RepSR: Training Efficient VGG-style Super-Resolution Networks with Structural Re-Parameterization and Batch Normalization
Xintao Wang, Chao Dong, Ying Shan
This paper explores training efficient VGG-style super-resolution (SR) networks with the structural re-parameterization technique. The general pipeline of re-parameterization is to train networks with multi-branch topology first, and then merge them into standard 3x3 convolutions for efficient inference. In this work, we revisit those primary designs and investigate essential components for re-parameterizing SR networks. First of all, we find that batch normalization (BN) is important to bring training non-linearity and improve the final performance. However, BN is typically ignored in SR, as it usually degrades the performance and introduces unpleasant artifacts.
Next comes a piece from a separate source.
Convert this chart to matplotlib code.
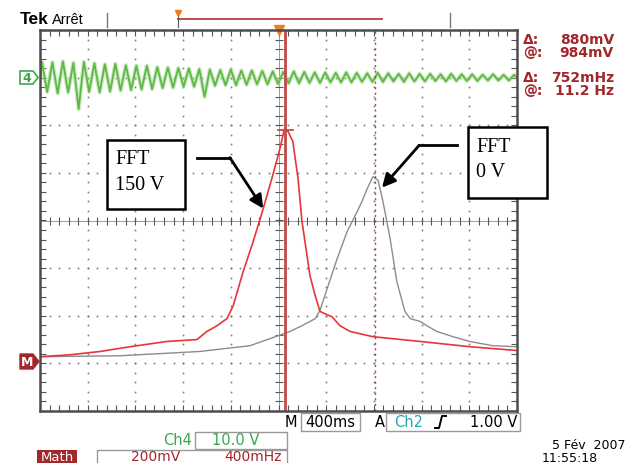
import numpy as np
import matplotlib
matplotlib.use("Agg")
import matplotlib.pyplot as plt
from matplotlib.patches import Rectangle, Polygon

# screen is 10 x 8 divisions, centre at (5, 0)
# FFT traces (math channel), in divisions
red_x = [0.00, 0.63, 1.26, 1.89, 2.66, 3.29, 3.50, 3.71, 3.92, 4.05, 4.26, 4.47,
         4.68, 4.88, 5.03, 5.12, 5.20, 5.30, 5.41, 5.49, 5.66, 5.77, 5.87, 6.00,
         6.12, 6.29, 6.50, 6.98, 7.97, 9.01, 10.00]
red_y = [-2.86, -2.82, -2.75, -2.65, -2.54, -2.50, -2.33, -2.21, -2.06, -1.79, -1.07, -0.44,
         0.25, 0.95, 1.51, 1.91, 1.87, 1.66, 0.88, 0.00, -1.16, -1.58, -1.91, -1.97,
         -2.02, -2.21, -2.33, -2.44, -2.54, -2.65, -2.73]

gray_x = [0.00, 1.68, 3.35, 4.40, 4.99, 5.24, 5.49, 5.77, 5.87, 6.02, 6.23, 6.44,
          6.65, 6.75, 6.86, 6.98, 7.09, 7.19, 7.34, 7.48, 7.65, 7.76, 7.97, 8.11,
          8.32, 8.66, 9.01, 9.50, 10.00]
gray_y = [-2.86, -2.84, -2.75, -2.63, -2.42, -2.33, -2.21, -2.06, -1.89, -1.43, -0.80, -0.23,
          0.19, 0.40, 0.67, 0.92, 0.84, 0.40, -0.38, -1.28, -1.91, -2.06, -2.12, -2.21,
          -2.33, -2.44, -2.54, -2.63, -2.65]

# Ch4 signal: ground level, period (div) and successive peak / trough excursions
ch4_level = 3.0
ch4_period = 0.22
ch4_peaks = [0.33, 0.32, 0.34, 0.31, 0.33, 0.30, 0.28, 0.29, 0.26, 0.25, 0.25, 0.22,
             0.21, 0.20, 0.19, 0.18, 0.17, 0.16, 0.17, 0.15, 0.15, 0.14, 0.13, 0.12,
             0.13, 0.12, 0.11, 0.11, 0.10, 0.11, 0.10, 0.09, 0.10, 0.09, 0.08, 0.09,
             0.08, 0.08, 0.07, 0.08, 0.07, 0.07, 0.06, 0.07, 0.06, 0.06]
ch4_troughs = [-0.30, -0.33, -0.31, -0.66, -0.30, -0.31, -0.29, -0.27, -0.26, -0.25, -0.24, -0.22,
               -0.21, -0.19, -0.19, -0.40, -0.17, -0.16, -0.16, -0.15, -0.14, -0.14, -0.13, -0.12,
               -0.12, -0.11, -0.11, -0.10, -0.10, -0.10, -0.09, -0.09, -0.09, -0.08, -0.09, -0.08,
               -0.08, -0.07, -0.08, -0.07, -0.07, -0.07, -0.06, -0.06, -0.06, -0.06]

cursor_solid = 5.14
cursor_dotted = 7.02

readouts = [("Δ:", "880mV"), ("@:", "984mV"), ("Δ:", "752mHz"), ("@:", "11.2 Hz")]

GREEN = "#5fb845"
RED = "#e8353a"
CURSOR = "#c24a48"
DARKRED = "#a3262a"
GRID = "#7a7a7a"

W, H = 633, 464
fig = plt.figure(figsize=(W / 100, H / 100), dpi=100)
ax = fig.add_axes([40 / W, 52 / H, 477 / W, 381 / H])
ax.set_xlim(0, 10)
ax.set_ylim(-4, 4)
ax.set_xticks([])
ax.set_yticks([])
for sp in ax.spines.values():
    sp.set_color("#4d4d4d")
    sp.set_linewidth(1.8)

# graticule
xs_minor = np.arange(0, 10.001, 0.2)
ys_minor = np.arange(-4, 4.001, 0.2)
for gx in range(1, 10):
    if gx == 5:
        continue
    ax.plot(np.full(len(ys_minor), gx), ys_minor, ls="none", marker="s", ms=1.2,
            color=GRID, mew=0)
for gy in range(-3, 4):
    if gy == 0:
        continue
    ax.plot(xs_minor, np.full(len(xs_minor), gy), ls="none", marker="s", ms=1.2,
            color=GRID, mew=0)
ax.axhline(0, color="#9a9a9a", lw=0.7)
ax.axvline(5, color="#9a9a9a", lw=0.7)
ax.plot(xs_minor, np.zeros(len(xs_minor)), ls="none", marker="|", ms=6, mew=0.8, color="#555555")
ax.plot(np.full(len(ys_minor), 5), ys_minor, ls="none", marker="_", ms=6, mew=0.8, color="#555555")
ax.plot(xs_minor, np.full(len(xs_minor), -4), ls="none", marker=2, ms=4, mew=0.8, color="#555555", clip_on=False)
ax.plot(xs_minor, np.full(len(xs_minor), 4), ls="none", marker=3, ms=4, mew=0.8, color="#555555", clip_on=False)
ax.plot(np.zeros(len(ys_minor)), ys_minor, ls="none", marker=1, ms=4, mew=0.8, color="#555555", clip_on=False)
ax.plot(np.full(len(ys_minor), 10), ys_minor, ls="none", marker=0, ms=4, mew=0.8, color="#555555", clip_on=False)

# ch4 trace
gx_pts, gy_pts = [0.0], [ch4_level - 0.05]
for k, (p, t) in enumerate(zip(ch4_peaks, ch4_troughs)):
    gx_pts += [0.04 + ch4_period * k, 0.15 + ch4_period * k]
    gy_pts += [ch4_level + p, ch4_level + t]
ax.plot(gx_pts, gy_pts, color="#a6dc92", lw=3.0, alpha=0.6)
ax.plot(gx_pts, gy_pts, color=GREEN, lw=1.3)

# FFT traces
ax.plot(gray_x, gray_y, color="#8c8c8c", lw=1.0)
ax.plot(red_x, red_y, color=RED, lw=1.2)

# cursors
ax.axvline(cursor_solid, color=CURSOR, lw=2.0)
ax.axvline(cursor_dotted, color="#b04040", lw=1.0, ls=(0, (1.5, 2.5)))
ax.plot([4.99, 5.30], [1.91, 1.91], color=CURSOR, lw=1.3)
ax.plot(5.0, 4.0, marker="v", ms=7, color="#f07c22", clip_on=False)

# annotation arrows
ax.plot([3.29, 3.98], [1.32, 1.32], color="k", lw=2)
ax.annotate("", xy=(4.68, 0.25), xytext=(3.98, 1.32),
            arrowprops=dict(arrowstyle="-|>", lw=2, color="k", mutation_scale=20,
                            shrinkA=0, shrinkB=0))
ax.plot([8.74, 7.95], [1.58, 1.58], color="k", lw=2)
ax.annotate("", xy=(7.17, 0.69), xytext=(7.95, 1.58),
            arrowprops=dict(arrowstyle="-|>", lw=2, color="k", mutation_scale=20,
                            shrinkA=0, shrinkB=0))

# overlay in pixel coordinates for the scope's labels
ov = fig.add_axes([0, 0, 1, 1], zorder=5)
ov.set_xlim(0, W)
ov.set_ylim(H, 0)
ov.axis("off")
ov.patch.set_alpha(0)

ov.text(20, 20, "Tek", fontsize=12.5, fontweight="bold", family="Liberation Sans", va="center")
ov.text(52, 20, "Arrêt", fontsize=10.5, family="Liberation Sans", va="center")
ov.plot([107, 107], [14, 28], color="#777777", lw=1)
ov.plot([450, 450], [14, 28], color="#777777", lw=1)
ov.plot([178, 382], [20, 20], color=CURSOR, lw=1.4)
ov.plot([178, 178], [17, 28], color="#555555", lw=0.8)
ov.plot(178, 14, marker="v", ms=5, color="#f07c22")

ov.add_patch(Polygon([(20, 72), (33, 72), (38, 78.5), (33, 85), (20, 85)], closed=True,
                     facecolor="white", edgecolor="#3aa84a", lw=1.2))
ov.text(27, 78.5, "4", color="#3aa84a", fontsize=9, fontweight="bold", ha="center", va="center")
ov.add_patch(Polygon([(20, 355), (33, 355), (39, 362.5), (33, 370), (20, 370)], closed=True,
                     facecolor="#a3282c", edgecolor="#a3282c"))
ov.text(27, 363, "M", color="white", fontsize=9, fontweight="bold", ha="center", va="center")

for i, (lab, val) in enumerate(readouts):
    yy = [40, 53, 78, 91][i]
    ov.text(523, yy, lab, color=DARKRED, fontsize=10, fontweight="bold", va="center")
    ov.text(614, yy, val, color=DARKRED, fontsize=10, fontweight="bold", va="center", ha="right")

# annotation boxes
ov.add_patch(Rectangle((107, 141), 78, 69, facecolor="white", edgecolor="k", lw=1.8))
ov.text(115, 160, "FFT", family="Liberation Serif", fontsize=14.5, va="center")
ov.text(115, 186, "150 V", family="Liberation Serif", fontsize=14.5, va="center")
ov.add_patch(Rectangle((468, 128), 79, 71, facecolor="white", edgecolor="k", lw=1.8))
ov.text(476, 148, "FFT", family="Liberation Serif", fontsize=14.5, va="center")
ov.text(476, 173, "0 V", family="Liberation Serif", fontsize=14.5, va="center")

# bottom status line
ov.text(291, 423, "M", fontsize=10.5, ha="center", va="center")
ov.add_patch(Rectangle((301, 414), 59, 18, facecolor="none", edgecolor="#999999", lw=1))
ov.text(330, 423, "400ms", fontsize=10.5, ha="center", va="center")
ov.text(380, 423, "A", fontsize=10.5, ha="center", va="center")
ov.add_patch(Rectangle((386, 414), 134, 18, facecolor="none", edgecolor="#999999", lw=1))
ov.text(409, 423, "Ch2", color="#27a8b0", fontsize=10.5, ha="center", va="center")
ov.plot([435, 439, 442, 446], [429, 429, 417, 417], color="k", lw=1.4)
ov.text(517, 423, "1.00 V", fontsize=10.5, ha="right", va="center")

ov.text(178, 441, "Ch4", color="#3aa84a", fontsize=10.5, ha="center", va="center")
ov.add_patch(Rectangle((195, 433), 92, 17, facecolor="none", edgecolor="#999999", lw=1))
ov.text(236, 441, "10.0 V", color="#3aa84a", fontsize=10.5, ha="center", va="center")

ov.add_patch(Rectangle((37, 451), 40, 14, facecolor="#a3282c", edgecolor="none"))
ov.text(57, 457.5, "Math", color="white", fontsize=9.5, ha="center", va="center")
ov.add_patch(Rectangle((97, 451), 190, 16, facecolor="none", edgecolor="#999999", lw=1))
ov.text(156, 457.5, "200mV", color=DARKRED, fontsize=10, ha="center", va="center")
ov.text(253, 457.5, "400mHz", color=DARKRED, fontsize=10, ha="center", va="center")

ov.text(625, 446, "5 Fév  2007", fontsize=9, ha="right", va="center")
ov.text(598, 458.5, "11:55:18", fontsize=9, ha="right", va="center")

fig.savefig("out.png", dpi=100)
We carefully analyze the cause of BN issue and then propose a straightforward yet effective solution. In particular, we first train SR networks with mini-batch statistics as usual, and then switch to using population statistics at the later training period. While we have successfully re-introduced BN into SR, we further design a new re-parameterizable block tailored for SR, namely RepSR. It consists of a clean residual path and two expand-and-squeeze convolution paths with the modified BN. Extensive experiments demonstrate that our simple RepSR is capable of achieving superior performance to previous SR re-parameterization methods among different model sizes. In addition, our RepSR can achieve a better trade-off between performance and actual running time (throughput) than previous SR methods.